Thanks for the great recipe! I used 1 1/2 cup of pumpkin since I usually add extra to all of my pumpkin cakes. I also added 1/2 tsp of nutmeg. The texture was not as runny as some of the other reviews indicated. I used a tablespoon melon baller to drop onto a greased cookie sheet and baked for 12 minutes. They were a bit taller than I prefer, but tasted scrumptious! For the filling, I increased the cream cheese to 8oz., used 1 tsp vanilla, reduced powdered sugar to 1 cup, and 6Tbs of butter. I recommend reducing butter to 4 Tbs since the outcome was overly buttery. Be sure to refrigerate for at least an hour before indulging as they filling needs time to meld with the cake. Overall, these were very yummy and I will make again!

Aly W

I made these for Thanksgiving and they were fantastic. I made them the day before and covered with plastic wrap, and I think they were even more moist because of this. Also, I used a shortening-based traditional filling that I found on another whoopie pie recipe here, because I did not have room in my refrigerator to keep these cold overnight, and I was more than happy with the combination. Also, when I was about half way through, I put the batter in a plastic bag with the tip cut off, and I found that was easier to get them a uniform size. Although, its no big deal if they are not that uniform - I found that I could put together two that were next to each other, because even though my sizes were varied, they were pretty close if they were next to each other. (hope that makes sense) I'm not an experienced baker by any means, and these were very easy for me and made a great impression on my guests. I will make these again.

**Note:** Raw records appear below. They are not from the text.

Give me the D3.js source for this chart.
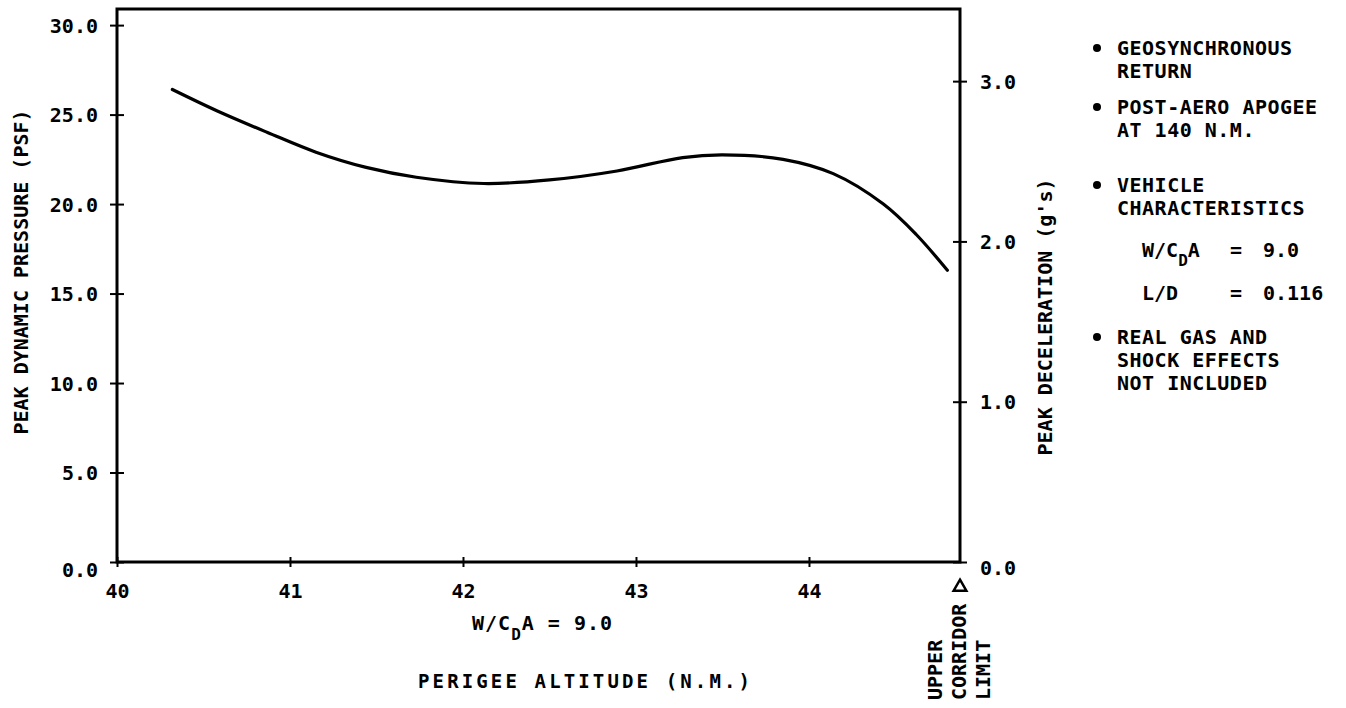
<!DOCTYPE html>
<html>
<head>
<meta charset="utf-8">
<script src="https://cdn.jsdelivr.net/npm/d3@7"></script>
<style>
  body { margin: 0; background: #fff; }
  svg text { font-family: "DejaVu Sans Mono", "Liberation Mono", monospace; font-weight: bold; fill: #000; }
</style>
</head>
<body>
<div id="container"></div>
<script>
var width = 1346,
    height = 708;

// data
var altitude = [40.32, 40.58, 40.87, 41.15, 41.44, 41.73, 42.12, 42.50, 42.89, 43.27, 43.50, 43.85, 44.14, 44.43, 44.62, 44.80];
var pressure = [26.4, 25.2, 24.0, 22.9, 22.05, 21.5, 21.15, 21.35, 21.85, 22.6, 22.75, 22.5, 21.7, 20.0, 18.3, 16.3];

var xTicks = [40, 41, 42, 43, 44];
var pressureTicks = [0, 5, 10, 15, 20, 25, 30];
var decelTicks = [0, 1, 2, 3];
var corridorLimit = 44.873;   // upper corridor limit, right edge of the plot
var pressureTop = 30.9;       // top of frame on left scale
var decelTop = 3.45;          // top of frame on right scale

var notes = [
    ["GEOSYNCHRONOUS", "RETURN"],
    ["POST-AERO APOGEE", "AT 140 N.M."],
    ["VEHICLE", "CHARACTERISTICS"],
    ["REAL GAS AND", "SHOCK EFFECTS", "NOT INCLUDED"]
];

var svg = d3.select("#container").append("svg")
    .attr("width", width)
    .attr("height", height);

var x = d3.scaleLinear().domain([40, corridorLimit]).range([117, 960]);
var yL = d3.scaleLinear().domain([0, pressureTop]).range([562, 9]);
var yR = d3.scaleLinear().domain([0, decelTop]).range([562, 9]);

var fmt = d3.format(".1f");

// left axis
var gL = svg.append("g")
    .attr("transform", "translate(" + x(40) + ",0)")
    .call(d3.axisLeft(yL).tickValues(pressureTicks).tickFormat(fmt).tickSizeOuter(0).tickSize(7).tickPadding(12));
gL.selectAll(".tick line").attr("x1", -7).attr("x2", 7).attr("stroke-width", 2);
gL.selectAll(".tick text").attr("font-size", 20).attr("dy", d => d === 0 ? "0.7em" : "0.35em");
gL.select(".domain").remove();

// right axis
var gR = svg.append("g")
    .attr("transform", "translate(" + x(corridorLimit) + ",0)")
    .call(d3.axisRight(yR).tickValues(decelTicks).tickFormat(fmt).tickSizeOuter(0).tickSize(7).tickPadding(13));
gR.selectAll(".tick line").attr("x1", -7).attr("x2", 7).attr("stroke-width", 2);
gR.selectAll(".tick text").attr("font-size", 20).attr("dy", d => d === 0 ? "0.6em" : "0.35em");
gR.select(".domain").remove();

// bottom axis
var gB = svg.append("g")
    .attr("transform", "translate(0," + yL(0) + ")")
    .call(d3.axisBottom(x).tickValues(xTicks).tickFormat(d3.format("d")).tickSizeOuter(0).tickSize(5));
gB.selectAll(".tick line").attr("y1", -5).attr("y2", 5).attr("stroke-width", 2);
gB.selectAll(".tick text").attr("font-size", 20).attr("y", 36).attr("dy", 0);
gB.select(".domain").remove();

// frame
svg.append("rect")
    .attr("x", x(40))
    .attr("y", yL(pressureTop))
    .attr("width", x(corridorLimit) - x(40))
    .attr("height", yL(0) - yL(pressureTop))
    .attr("fill", "none")
    .attr("stroke", "#000")
    .attr("stroke-width", 3);

// curve
var line = d3.line()
    .x((d, i) => x(altitude[i]))
    .y(d => yL(d))
    .curve(d3.curveCatmullRom.alpha(0.5));

svg.append("path")
    .datum(pressure)
    .attr("d", line)
    .attr("fill", "none")
    .attr("stroke", "#000")
    .attr("stroke-width", 3.2)
    .attr("stroke-linecap", "round");

// axis titles
svg.append("text")
    .attr("transform", "translate(28,272) rotate(-90)")
    .attr("text-anchor", "middle")
    .attr("font-size", 20)
    .text("PEAK DYNAMIC PRESSURE (PSF)");

svg.append("text")
    .attr("transform", "translate(1052,317) rotate(-90)")
    .attr("text-anchor", "middle")
    .attr("font-size", 20)
    .text("PEAK DECELERATION (g's)");

var wcda = svg.append("text")
    .attr("x", 472).attr("y", 630)
    .attr("font-size", 20)
    .attr("letter-spacing", 1);
wcda.append("tspan").text("W/C");
wcda.append("tspan").attr("dy", 10).attr("font-size", 16).text("D");
wcda.append("tspan").attr("dy", -10).text("A = 9.0");

svg.append("text")
    .attr("x", 418).attr("y", 688)
    .attr("font-size", 19)
    .attr("textLength", 332)
    .attr("lengthAdjust", "spacing")
    .text("PERIGEE ALTITUDE (N.M.)");

// upper corridor limit marker
var tri = d3.symbol().type(d3.symbolTriangle).size(70);
svg.append("path")
    .attr("d", tri())
    .attr("transform", "translate(" + x(corridorLimit) + ",587)")
    .attr("fill", "none")
    .attr("stroke", "#000")
    .attr("stroke-width", 2.5);

["UPPER", "CORRIDOR", "LIMIT"].forEach(function(s, i) {
    svg.append("text")
        .attr("transform", "translate(" + (942 + i * 24) + ",700) rotate(-90)")
        .attr("font-size", 20)
        .text(s);
});

// notes on the right
var noteTop = [55, 114, 192, 344];
notes.forEach(function(lines, k) {
    svg.append("circle")
        .attr("cx", 1097).attr("cy", noteTop[k] - 7).attr("r", 4).attr("fill", "#000");
    lines.forEach(function(s, j) {
        svg.append("text")
            .attr("x", 1117).attr("y", noteTop[k] + j * 23)
            .attr("font-size", 20)
            .attr("letter-spacing", 0.5)
            .text(s);
    });
});

var n1 = svg.append("text").attr("x", 1142).attr("y", 257).attr("font-size", 20);
n1.append("tspan").text("W/C");
n1.append("tspan").attr("dy", 9).attr("font-size", 16).text("D");
n1.append("tspan").attr("dy", -9).text("A");
svg.append("text").attr("x", 1230).attr("y", 257).attr("font-size", 20).text("=");
svg.append("text").attr("x", 1263).attr("y", 257).attr("font-size", 20).text("9.0");

svg.append("text").attr("x", 1142).attr("y", 300).attr("font-size", 20).text("L/D");
svg.append("text").attr("x", 1230).attr("y", 300).attr("font-size", 20).text("=");
svg.append("text").attr("x", 1263).attr("y", 300).attr("font-size", 20).text("0.116");
</script>
</body>
</html>
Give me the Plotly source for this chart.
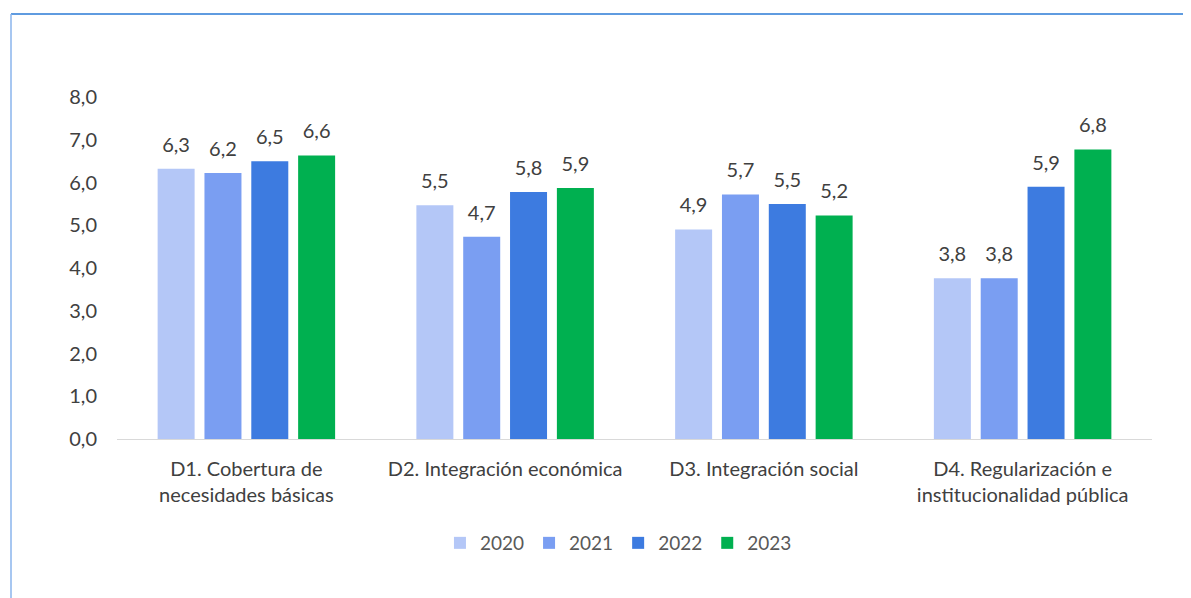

I altered the recipe a little: I only used 1/4 cup butter in the cookie dough, 1 cup granulated sugar, 1 1/4 cups pumpkin puree, and pumpkin pie spice instead of ginger. For the filling, I used 4 Tbsp butter instead of 6. I'm not sure how they would have turned out if I hadn't cut out some of the butter and sugar, but they turned out delicious the way I made them. They're best when they've been sitting in the refrigerator for a few hours and the filling has become even creamier. A great snack for school and work lunches!